Sometimes you want props to have default values when a parent doesn’t provide them. The idiomatic way to handle this in functional components is to provide defaults via function parameter destructuring:
function Greeting({ message = "Hello, stranger!" }) {
return <h1>{message}</h1>;
}
If the parent passes nothing or undefined for message, it gracefully falls back to "Hello, stranger!". This is cleaner and faster than checking inside the function body or using defaultProps, which React now considers legacy for functional components.
However, defaultProps still works for class components or in certain interoperability scenarios:
class Greeting extends React.Component {
render() {
return <h1>{this.props.message}</h1>;
}
}
Greeting.defaultProps = {
message: "Hello, stranger!",
};
When a parent passes null explicitly, neither destructuring defaults nor defaultProps will replace it, because null is a valid deliberate value distinct from undefined. If you need to treat null as missing, you’d implement your own fallback logic inside the component.

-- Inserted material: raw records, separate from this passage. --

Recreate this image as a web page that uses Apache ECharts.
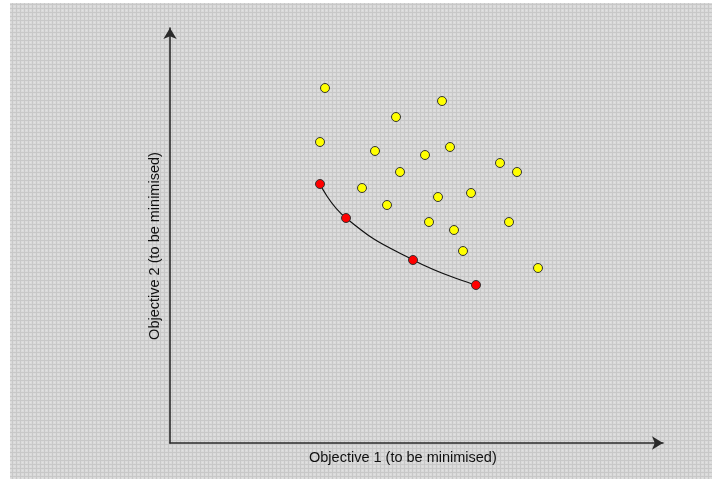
<!DOCTYPE html>
<html>
<head>
<meta charset="utf-8">
<script src="https://cdn.jsdelivr.net/npm/echarts@6/dist/echarts.min.js"></script>
<style>
html,body{margin:0;padding:0;background:#fff;}
#chart{width:712px;height:479px;}
</style>
</head>
<body>
<div id="chart"></div>
<script>
// Dominated solutions (yellow)
const dominatedX = [155, 272, 226, 150, 205, 255, 280, 330, 347, 230, 192, 268, 301, 217, 259, 284, 339, 293, 368];
const dominatedY = [355, 342, 326, 301, 292, 288, 296, 280, 271, 271, 255, 246, 250, 238, 221, 213, 221, 192, 175];
// Pareto front (red)
const paretoX = [150, 176, 243, 306];
const paretoY = [259, 225, 183, 158];
const xLabel = 'Objective 1 (to be minimised)';
const yLabel = 'Objective 2 (to be minimised)';

const pc = document.createElement('canvas');
pc.width = 4; pc.height = 4;
const ctx = pc.getContext('2d');
ctx.fillStyle = '#dadada'; ctx.fillRect(0,0,4,4);
ctx.fillStyle = '#c8c8c8'; ctx.fillRect(0,0,4,1); ctx.fillRect(0,0,1,4);
ctx.fillStyle = '#e2e2e2'; ctx.fillRect(2,2,1,1);

const chart = echarts.init(document.getElementById('chart'));
chart.setOption({
  animation: false,
  backgroundColor: '#ffffff',
  graphic: [
    {type:'rect', z:-10, silent:true, shape:{x:10,y:3,width:702,height:476}, style:{fill:{image:pc, repeat:'repeat'}}},
    {type:'text', left: 309, top: 450, style:{text:xLabel, font:'14.5px "Liberation Sans", Arial, sans-serif', fill:'#111'}},
    {type:'text', x: 155, y: 246, rotation: Math.PI/2, style:{text:yLabel, font:'14.5px "Liberation Sans", Arial, sans-serif', fill:'#111', align:'center', verticalAlign:'middle'}}
  ],
  grid: {left:170, right:49, top:28, bottom:36},
  xAxis: {
    type:'value', min:0, max:493,
    axisLine:{show:true, lineStyle:{color:'#2a2a2a', width:1.6}, symbol:['none','arrow'], symbolSize:[10,11]},
    axisTick:{show:false}, axisLabel:{show:false}, splitLine:{show:false}
  },
  yAxis: {
    type:'value', min:0, max:415,
    axisLine:{show:true, lineStyle:{color:'#2a2a2a', width:1.6}, symbol:['none','arrow'], symbolSize:[10,11]},
    axisTick:{show:false}, axisLabel:{show:false}, splitLine:{show:false}
  },
  series: [
    {
      type:'line', smooth:true, showSymbol:false, z:2,
      data: paretoX.map((x,i)=>[x, paretoY[i]]),
      lineStyle:{color:'#111', width:1.2}
    },
    {
      type:'scatter', symbolSize:9, z:3,
      data: dominatedX.map((x,i)=>[x, dominatedY[i]]),
      itemStyle:{color:'#ffff00', borderColor:'#333', borderWidth:1, opacity:1}
    },
    {
      type:'scatter', symbolSize:9, z:4,
      data: paretoX.map((x,i)=>[x, paretoY[i]]),
      itemStyle:{color:'#ff0000', borderColor:'#333', borderWidth:1, opacity:1}
    }
  ]
});
</script>
</body>
</html>
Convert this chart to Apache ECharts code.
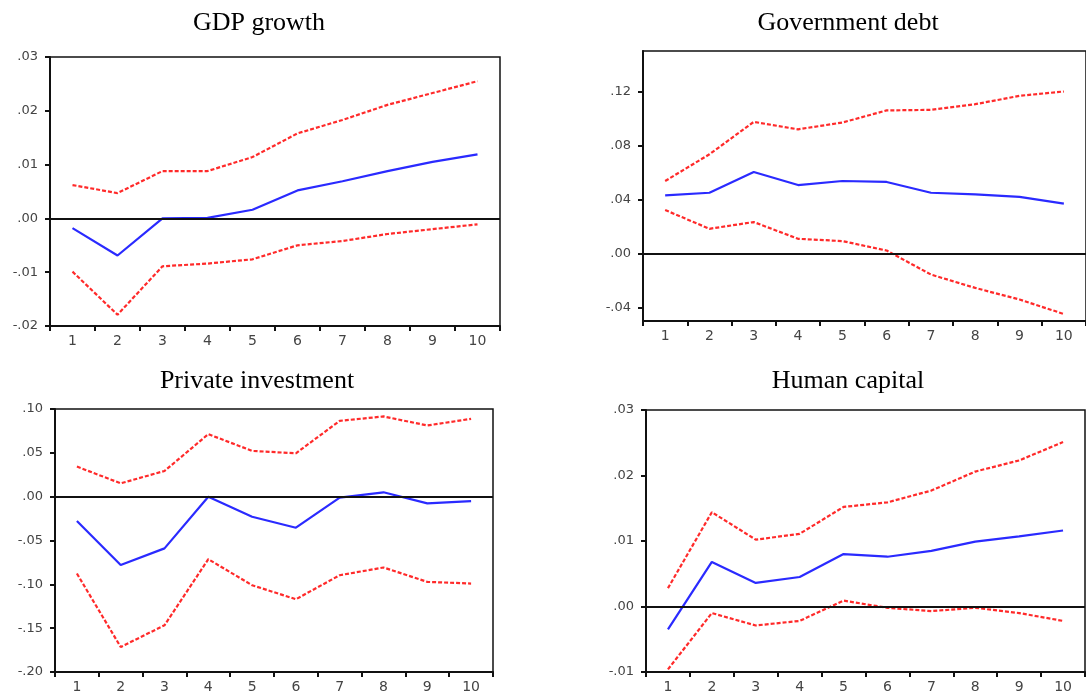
<!DOCTYPE html>
<html>
<head>
<meta charset="utf-8">
<script src="https://cdn.jsdelivr.net/npm/echarts@6/dist/echarts.min.js"></script>
<style>
html,body{margin:0;padding:0;background:#fff;}
#c{width:1086px;height:695px;}
</style>
</head>
<body>
<div id="c"></div>
<script>
const periods = ['1','2','3','4','5','6','7','8','9','10'];
const titles = ['GDP growth','Government debt','Private investment','Human capital'];

const gdpResp  = [-0.0018,-0.0069,0.0000,0.0001,0.0016,0.0052,0.0069,0.0088,0.0105,0.0119];
const gdpUpper = [0.0062,0.0047,0.0088,0.0088,0.0114,0.0158,0.0183,0.0211,0.0233,0.0255];
const gdpLower = [-0.0099,-0.0179,-0.0089,-0.0084,-0.0076,-0.0050,-0.0042,-0.0029,-0.0020,-0.0011];

const debtResp  = [0.0430,0.0450,0.0604,0.0507,0.0537,0.0530,0.0450,0.0438,0.0420,0.0369];
const debtUpper = [0.0537,0.0735,0.0975,0.0920,0.0970,0.1060,0.1064,0.1106,0.1168,0.1200];
const debtLower = [0.0322,0.0183,0.0233,0.0109,0.0092,0.0022,-0.0156,-0.0255,-0.0341,-0.0448];

const invResp  = [-0.0278,-0.0780,-0.0590,0.0000,-0.0229,-0.0354,-0.0010,0.0050,-0.0076,-0.0050];
const invUpper = [0.0343,0.0152,0.0293,0.0713,0.0522,0.0495,0.0865,0.0915,0.0812,0.0888];
const invLower = [-0.0877,-0.1715,-0.1467,-0.0713,-0.1010,-0.1170,-0.0896,-0.0808,-0.0972,-0.0991];

const humResp  = [-0.0035,0.0068,0.0036,0.0045,0.0080,0.0076,0.0085,0.0099,0.0107,0.0116];
const humUpper = [0.0028,0.0144,0.0102,0.0111,0.0152,0.0159,0.0177,0.0206,0.0223,0.0251];
const humLower = [-0.0096,-0.0010,-0.0029,-0.0022,0.0009,-0.0002,-0.0007,-0.0002,-0.0010,-0.0022];

const gdpTicks  = [-0.02,-0.01,0.00,0.01,0.02,0.03];
const debtTicks = [-0.04,0.00,0.04,0.08,0.12];
const invTicks  = [-0.20,-0.15,-0.10,-0.05,0.00,0.05,0.10];
const humTicks  = [-0.01,0.00,0.01,0.02,0.03];

const panels = [
  {resp:gdpResp, up:gdpUpper, lo:gdpLower, ticks:gdpTicks, min:-0.02, max:0.03},
  {resp:debtResp, up:debtUpper, lo:debtLower, ticks:debtTicks, min:-0.05, max:0.15},
  {resp:invResp, up:invUpper, lo:invLower, ticks:invTicks, min:-0.20, max:0.10},
  {resp:humResp, up:humUpper, lo:humLower, ticks:humTicks, min:-0.01, max:0.03}
];

const grids = [
  {left:50, top:57, width:450, height:269},
  {left:643, top:51, width:450, height:270},
  {left:55, top:409, width:438, height:263},
  {left:646, top:410, width:439, height:262}
];
const titlePos = [[259,23],[848,23],[257,381],[848,381]];

function fmt(v){
  let s = Math.abs(v) < 1e-9 ? '0.00' : v.toFixed(2);
  return s.replace(/^(-?)0\./, '$1.');
}

const option = {
  animation:false,
  backgroundColor:'#fff',
  grid: grids.map(g => Object.assign({show:true, borderColor:'#111', borderWidth:1.5, containLabel:false}, g)),
  xAxis: panels.map((p,i) => ({
    type:'category', gridIndex:i, data:periods, boundaryGap:true,
    axisLine:{show:true, onZero:false, lineStyle:{color:'#111', width:2}},
    axisTick:{show:true, length:5, lineStyle:{color:'#111', width:2}},
    axisLabel:{color:'#444', fontFamily:'DejaVu Sans', fontSize:14, margin:8, interval:0},
    splitLine:{show:false}
  })),
  yAxis: panels.map((p,i) => ({
    type:'value', gridIndex:i, min:p.min, max:p.max,
    axisLine:{show:true, onZero:false, lineStyle:{color:'#111', width:2}},
    axisTick:{show:true, length:5, customValues:p.ticks, lineStyle:{color:'#111', width:2}},
    axisLabel:{color:'#444', fontFamily:'DejaVu Sans', fontSize:13, margin:12, customValues:p.ticks, formatter:fmt},
    splitLine:{show:false}
  })),
  graphic: titles.map((t,i) => ({
    type:'text', x:titlePos[i][0], y:titlePos[i][1],
    style:{text:t, fill:'#000', font:'26px "Liberation Serif"', textAlign:'center', textVerticalAlign:'middle'}
  })),
  series: []
};

panels.forEach((p,i) => {
  option.series.push({
    type:'line', xAxisIndex:i, yAxisIndex:i, data:p.up, symbol:'none',
    lineStyle:{color:'#ff2a2a', width:2.2, type:[4,2]}
  });
  option.series.push({
    type:'line', xAxisIndex:i, yAxisIndex:i, data:p.lo, symbol:'none',
    lineStyle:{color:'#ff2a2a', width:2.2, type:[4,2]}
  });
  option.series.push({
    type:'line', xAxisIndex:i, yAxisIndex:i, data:p.resp, symbol:'none',
    lineStyle:{color:'#2a2aff', width:2.2, type:'solid'},
    markLine:{silent:true, symbol:'none', label:{show:false},
      lineStyle:{color:'#111', width:2, type:'solid'}, data:[{yAxis:0}]}
  });
});

const chart = echarts.init(document.getElementById('c'));
chart.setOption(option);
</script>
</body>
</html>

When props change, React’s reconciliation forces a re-render with updated props. You can react to these changes in class components via lifecycle methods, or in functional components by using hooks like useEffect that depend on props:
function StatusDisplay({ status }) {
React.useEffect(() => {
console.log("Status changed to:", status);
}, [status]);
return <div>Current status: {status}</div>;
}
Using useEffect with a prop dependency array ensures side effects run only when the relevant prop changes, not on every render.
If you need to derive internal state from props, be very cautious. Directly copying props into state is often an antipattern, leading to stale or unsynchronized values. Instead, consider controlled components or effects that update state as props change:
function EditableName({ name: initialName }) {
const [name, setName] = React.useState(initialName);
React.useEffect(() => {
setName(initialName);
}, [initialName]);
return (
<input
value={name}
onChange={e => setName(e.target.value)}
/>
);
}
Here, EditableName listens for changes to its initialName prop and updates its internal state accordingly. Without the effect, if the parent passed a new name while the user was editing, the component would not update properly.